A network plot was produced to represent the overall information of the trials included in the analysis. Nodes size represents the number of trials for each treatment and lines thickness represents the number of available direct comparisons [58]. The contribution of each direct comparison to each network estimate was calculated according to the variance of the direct treatment effect and the network structure, later summarized in a contribution plot [59].

After constructing a heterogeneity matrix, the frequentist method was applied to the fitted meta-regression model. The model covariates as the basic parameters and assumed that heterogeneity is independent of the comparison between effect sizes from multi-arm studies [60]. Inconsistency refers to the differences between direct and various indirect effects estimated for the same comparison. We investigated possible sources of inconsistency using inconsistency factor (IF) among studies in each closed loop. If the 95% CIs of IF values are truncated at zero or the P value of z-test is higher than 0.05, it indicates that there is no statistically significant inconsistency [61]. Note that IF is the logarithm of the ratio of two odds ratios (RoR) from direct and indirect evidence in the loop. RoR values truncate at one would also indicate consistency [62]. A forest plot of the estimated summary effects, along with confidence intervals and corresponding predictive intervals (PrI) for all comparisons, summarizes the relative mean effects, the impact of heterogeneity and predictions on each comparison in one plot [63].
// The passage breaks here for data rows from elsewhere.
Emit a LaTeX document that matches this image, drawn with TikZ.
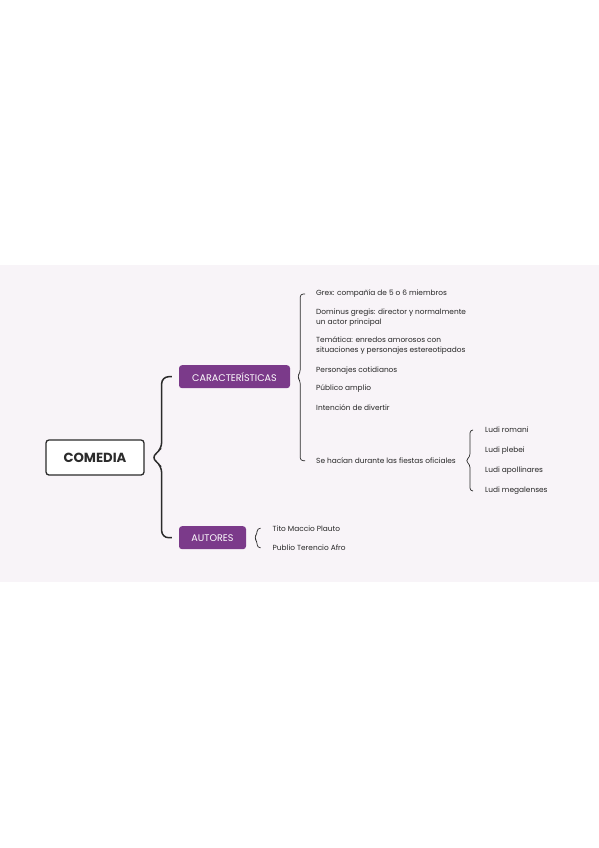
\documentclass[tikz,border=0pt]{standalone}
\usepackage{fontspec}
\setmainfont{Poppins}
\definecolor{morado}{HTML}{7B3A8A}
\definecolor{fondo}{HTML}{F8F4F8}
\definecolor{tinta}{HTML}{2B2B2B}
\usetikzlibrary{calc, positioning}

\begin{document}
\begin{tikzpicture}[x=1pt, y=-1pt,
  raiz/.style={draw=tinta, line width=1.3pt, fill=white, rounded corners=3pt,
               minimum width=98pt, minimum height=35pt,
               font=\fontsize{13.2}{15}\selectfont\bfseries, text=tinta},
  rama/.style={fill=morado, rounded corners=3pt, minimum height=23pt,
               font=\fontsize{9.6}{11}\selectfont, text=white, inner sep=0pt},
  hoja/.style={anchor=west, inner sep=0pt, align=left,
               font=\fontsize{7.4}{10}\selectfont, text=black!85},
  llave/.style={draw=tinta, line width=1.5pt, rounded corners=7pt},
  llavita/.style={draw=tinta, line width=0.7pt, rounded corners=3pt},
]
\useasboundingbox (0,0) rectangle (599,848);
\fill[fondo] (0,265) rectangle (599,582);

% nodos principales
\node[raiz] (comedia) at (95,457.5) {COMEDIA};
\node[rama, minimum width=111pt] (car) at (234.5,376.7) {CARACTERÍSTICAS};
\node[rama, minimum width=67pt] (aut) at (212.5,537.7) {AUTORES};

% características
\node[hoja] (grex) at (316,294) {Grex: compañía de 5 o 6 miembros};
\node[hoja] (dominus) at (316,317.3) {Dominus gregis: director y normalmente\\un actor principal};
\node[hoja] (tematica) at (316,346) {Temática: enredos amorosos con\\situaciones y personajes estereotipados};
\node[hoja] (cotid) at (316,370.7) {Personajes cotidianos};
\node[hoja] (publico) at (316,388.7) {Público amplio};
\node[hoja] (divertir) at (316,408) {Intención de divertir};
\node[hoja] (fiestas) at (316,460.7) {Se hacían durante las fiestas oficiales};

% fiestas
\node[hoja] (romani) at (485,430) {Ludi romani};
\node[hoja] (plebei) at (485,450.5) {Ludi plebei};
\node[hoja] (apoll) at (485,470.5) {Ludi apollinares};
\node[hoja] (megal) at (485,491) {Ludi megalenses};

% autores
\node[hoja] (plauto) at (272.5,528.3) {Tito Maccio Plauto};
\node[hoja] (terencio) at (272.5,547.7) {Publio Terencio Afro};

% llaves
\coordinate (m) at ($(comedia.east)+(17,0)$);
\draw[llave] ($(car.west)+(-7,0)$) -- (m |- car.west) -- ($(m)+(0,-8)$)
  -- ($(comedia.east)+(6,0)$) -- ($(m)+(0,8)$) -- (m |- aut.west) -- ($(aut.west)+(-7,0)$);

\coordinate (c) at ($(car.east)+(10,0)$);
\draw[llavita] ($(grex.west)+(-11,0)$) -- (c |- grex.west) -- ($(c)+(0,-4)$)
  -- ($(car.east)+(7,0)$) -- ($(c)+(0,4)$) -- (c |- fiestas.west) -- ($(fiestas.west)+(-11,0)$);

\coordinate (l) at ($(romani.west |- fiestas.west)+(-15,0)$);
\draw[llavita] ($(romani.west)+(-12,0)$) -- (l |- romani.west) -- ($(l)+(0,-4)$)
  -- ($(l)+(-4.5,0)$) -- ($(l)+(0,4)$) -- (l |- megal.west) -- ($(megal.west)+(-12,0)$);

\coordinate (a) at ($(aut.east)+(11,0)$);
\draw[llavita] ($(plauto.west)+(-12,0)$) -- (a |- plauto.west) -- ($(a)+(0,-4)$)
  -- ($(aut.east)+(8,0)$) -- ($(a)+(0,4)$) -- (a |- terencio.west) -- ($(terencio.west)+(-12,0)$);
\end{tikzpicture}
\end{document}
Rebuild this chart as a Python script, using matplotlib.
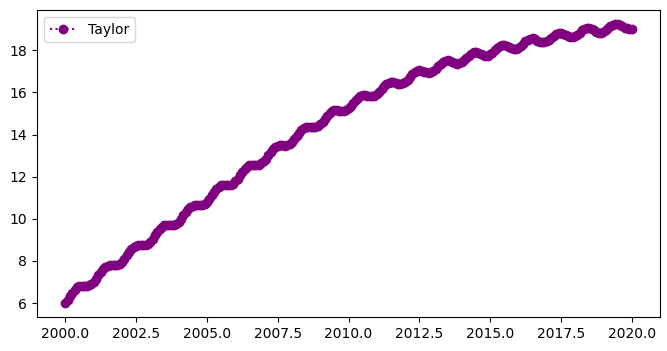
import numpy as np
import matplotlib
matplotlib.use("Agg")
import matplotlib.pyplot as plt

# monthly readings, Jan 2000 .. Jan 2020
values = [
    6.00, 6.15, 6.32, 6.48, 6.63, 6.74, 6.80, 6.82, 6.83, 6.83, 6.85, 6.91,   # 2000
    7.02, 7.15, 7.32, 7.48, 7.62, 7.72, 7.78, 7.80, 7.80, 7.79, 7.81, 7.87,   # 2001
    7.97, 8.10, 8.27, 8.43, 8.57, 8.67, 8.73, 8.75, 8.75, 8.74, 8.76, 8.82,   # 2002
    8.92, 9.05, 9.21, 9.38, 9.51, 9.62, 9.68, 9.69, 9.69, 9.69, 9.70, 9.76,   # 2003
    9.86, 9.99, 10.16, 10.32, 10.46, 10.56, 10.62, 10.64, 10.64, 10.63, 10.65, 10.71,  # 2004
    10.81, 10.95, 11.11, 11.27, 11.41, 11.52, 11.58, 11.60, 11.60, 11.60, 11.62, 11.67,  # 2005
    11.78, 11.91, 12.08, 12.24, 12.38, 12.48, 12.54, 12.56, 12.56, 12.55, 12.57, 12.63,  # 2006
    12.73, 12.86, 13.02, 13.18, 13.31, 13.41, 13.47, 13.49, 13.48, 13.47, 13.49, 13.54,  # 2007
    13.64, 13.77, 13.92, 14.07, 14.20, 14.30, 14.35, 14.36, 14.35, 14.34, 14.35, 14.39,  # 2008
    14.49, 14.61, 14.75, 14.90, 15.02, 15.11, 15.15, 15.15, 15.13, 15.11, 15.11, 15.15,  # 2009
    15.24, 15.35, 15.49, 15.63, 15.75, 15.83, 15.87, 15.86, 15.84, 15.81, 15.81, 15.84,  # 2010
    15.92, 16.02, 16.16, 16.29, 16.40, 16.47, 16.50, 16.49, 16.46, 16.42, 16.41, 16.44,  # 2011
    16.51, 16.61, 16.73, 16.86, 16.96, 17.03, 17.05, 17.03, 16.99, 16.95, 16.93, 16.95,  # 2012
    17.02, 17.11, 17.23, 17.35, 17.44, 17.50, 17.52, 17.49, 17.44, 17.40, 17.37, 17.38,  # 2013
    17.44, 17.53, 17.64, 17.75, 17.84, 17.90, 17.91, 17.88, 17.82, 17.77, 17.74, 17.75,  # 2014
    17.80, 17.88, 17.99, 18.10, 18.19, 18.24, 18.25, 18.21, 18.16, 18.10, 18.07, 18.07,  # 2015
    18.12, 18.20, 18.31, 18.42, 18.50, 18.55, 18.56, 18.52, 18.46, 18.41, 18.37, 18.37,  # 2016
    18.42, 18.50, 18.60, 18.70, 18.78, 18.83, 18.83, 18.79, 18.73, 18.67, 18.63, 18.62,  # 2017
    18.67, 18.74, 18.84, 18.94, 19.02, 19.06, 19.06, 19.02, 18.95, 18.89, 18.84, 18.84,  # 2018
    18.88, 18.95, 19.04, 19.14, 19.21, 19.25, 19.25, 19.20, 19.13, 19.07, 19.04, 19.02,  # 2019
    19.01,                                                                    # 2020
]
years = 2000 + np.arange(len(values)) / 12
label = "Taylor"

fig = plt.figure(figsize=(6.67, 3.51), dpi=100)
ax = fig.add_subplot(111)
fig.subplots_adjust(left=0.0555, right=0.9895, bottom=0.097, top=0.9715)

ax.plot(years, values, ":o", color="purple", label=label)
ax.legend(loc="upper left")

fig.savefig("out.png", dpi=100)
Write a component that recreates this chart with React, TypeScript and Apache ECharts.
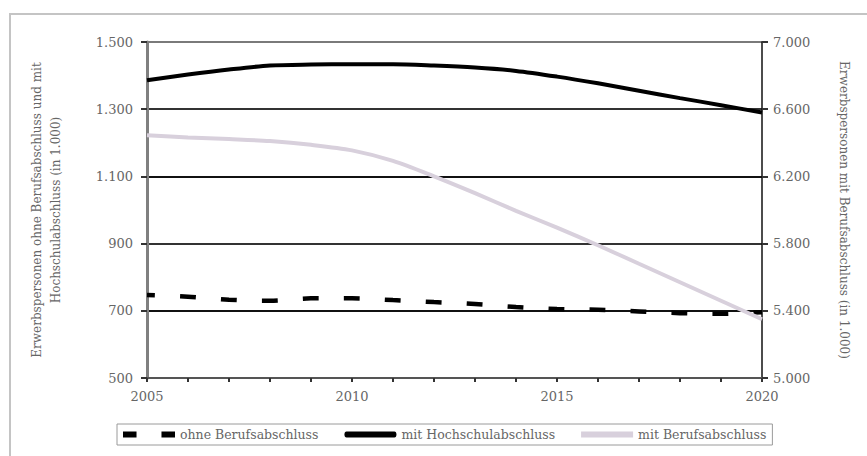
import React, { useEffect, useRef } from "react";
import * as echarts from "echarts";

const years = [2005, 2006, 2007, 2008, 2009, 2010, 2011, 2012, 2013, 2014, 2015, 2016, 2017, 2018, 2019, 2020];
const ohneBerufsabschluss = [747, 742, 733, 730, 737, 737, 732, 726, 720, 711, 705, 703, 698, 693, 691, 696];
const mitHochschulabschluss = [1386, 1403, 1418, 1430, 1433, 1434, 1434, 1430, 1424, 1414, 1397, 1377, 1355, 1333, 1312, 1290];
const mitBerufsabschluss = [6445, 6432, 6422, 6410, 6388, 6355, 6292, 6200, 6100, 5995, 5895, 5790, 5680, 5570, 5460, 5350];
const seriesNames = ["ohne Berufsabschluss", "mit Hochschulabschluss", "mit Berufsabschluss"];
const leftAxisTitle = "Erwerbspersonen ohne Berufsabschluss und mit\nHochschulabschluss (in 1.000)";
const rightAxisTitle = "Erwerbspersonen mit Berufsabschluss (in 1.000)";

const FONT = "'DejaVu Serif', 'Liberation Serif', serif";
const fmt = (v: number) => {
  const s = String(Math.round(v));
  return s.length > 3 ? s.slice(0, s.length - 3) + "." + s.slice(-3) : s;
};
const pair = (vals: number[]) => years.map((y, i) => [y, vals[i]]);

export default function App() {
  const ref = useRef<HTMLDivElement>(null);
  useEffect(() => {
    if (!ref.current) return;
    const chart = echarts.init(ref.current, undefined, { renderer: "svg" });
    chart.setOption({
      animation: false,
      backgroundColor: "#ffffff",
      textStyle: { fontFamily: FONT },
      graphic: [
        {
          type: "rect",
          shape: { x: 10, y: 14, width: 880, height: 470 },
          style: { fill: "none", stroke: "#c4c4c4", lineWidth: 2 },
          silent: true,
        },
      ],
      grid: { left: 147, right: 105, top: 42, bottom: 78 },
      legend: {
        data: [
          { name: seriesNames[0], icon: "path://M0,0H13V5H0ZM37,0H50V5H37Z" },
          { name: seriesNames[1], icon: "path://M2,0H48Q50,0 50,3Q50,6 48,6H2Q0,6 0,3Q0,0 2,0Z" },
          { name: seriesNames[2], icon: "path://M0,0H50V4H0Z" },
        ],
        symbolKeepAspect: false,
        left: 117,
        top: 424,
        itemWidth: 52,
        itemHeight: 6,
        itemGap: 26,
        padding: [4, 6],
        borderColor: "#9a9a9a",
        borderWidth: 1,
        textStyle: { fontFamily: FONT, fontSize: 12.5, color: "#666" },
      },
      xAxis: {
        type: "value",
        min: 2005,
        max: 2020,
        interval: 5,
        axisLine: { show: true, lineStyle: { color: "#555", width: 2 } },
        axisTick: { show: true, length: 4, lineStyle: { color: "#333", width: 2 } },
        minorTick: { show: true, splitNumber: 5, length: 4, lineStyle: { color: "#333", width: 2 } },
        splitLine: { show: false },
        axisLabel: { fontFamily: FONT, fontSize: 13, color: "#666", margin: 12, formatter: (v: number) => String(v) },
      },
      yAxis: [
        {
          type: "value",
          min: 500,
          max: 1500,
          interval: 200,
          axisLine: { show: true, onZero: false, lineStyle: { color: "#808080", width: 3 } },
          axisTick: { show: true, length: 6, lineStyle: { color: "#333", width: 2 } },
          splitLine: { show: true, lineStyle: { color: ["#555", "#111", "#333", "#111", "#333", "#7a7a7a"], width: 2 } },
          axisLabel: { fontFamily: FONT, fontSize: 13, color: "#666", margin: 14, formatter: fmt },
          name: leftAxisTitle,
          nameLocation: "middle",
          nameRotate: 90,
          nameGap: 82,
          nameTextStyle: { fontFamily: FONT, fontSize: 12, color: "#666", lineHeight: 19 },
        },
        {
          type: "value",
          min: 5000,
          max: 7000,
          interval: 400,
          position: "right",
          axisLine: { show: true, onZero: false, lineStyle: { color: "#111", width: 1.5 } },
          axisTick: { show: true, length: 6, lineStyle: { color: "#333", width: 2 } },
          splitLine: { show: false },
          axisLabel: { fontFamily: FONT, fontSize: 13, color: "#666", margin: 11, formatter: fmt },
          name: rightAxisTitle,
          nameLocation: "middle",
          nameRotate: -90,
          nameGap: 76,
          nameTextStyle: { fontFamily: FONT, fontSize: 12, color: "#666" },
        },
      ],
      series: [
        {
          name: seriesNames[0],
          type: "line",
          yAxisIndex: 0,
          data: pair(ohneBerufsabschluss),
          symbol: "none",
          smooth: 0.3,
          lineStyle: { color: "#000", width: 4.5, type: [16, 25], dashOffset: 8 },
          itemStyle: { color: "#000" },
        },
        {
          name: seriesNames[1],
          type: "line",
          yAxisIndex: 0,
          data: pair(mitHochschulabschluss),
          symbol: "none",
          smooth: 0.3,
          lineStyle: { color: "#000", width: 4 },
          itemStyle: { color: "#000" },
        },
        {
          name: seriesNames[2],
          type: "line",
          yAxisIndex: 1,
          data: pair(mitBerufsabschluss),
          symbol: "none",
          smooth: 0.3,
          lineStyle: { color: "#d8d0dc", width: 4 },
          itemStyle: { color: "#d8d0dc" },
        },
      ],
    });
    return () => chart.dispose();
  }, []);
  return <div ref={ref} style={{ position: "fixed", left: 0, top: 0, width: 867, height: 456 }} />;
}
We estimated the probability of a treatment being ranked at a specific place according to the outcome using SUCRA (surface under the cumulative ranking curve). SUCRA is a simple transformation of the mean rank, providing a hierarchy of the treatments and accounts for the location and the variance of all relative treatment effects. The higher the SUCRA value is, the higher possible ranking of the treatment is. SUCRA was adjusted by a model of network meta-regression accounting for small-study effects, using the variance of the log-odds ratios as covariation [64].

The publication bias was evaluated by a ‘comparison-adjusted’ funnel plots whose horizontal axis presents the difference between study-specific effect sizes and the corresponding comparison-specific summary effect. The funnel plot should be symmetrical near the zero line if there is no publication bias [65].


The authors have declared that no competing interests exist.


This work was supported by grants from the Shenzhen Municipal Government of China (Grant No.20150623, JCYJ20150330102720163), and Special Support Funds of Shenzhen for Introduced High-Level Medical Team. The funders had no role in study design, data collection and analysis, decision to publish, or preparation of the manuscript.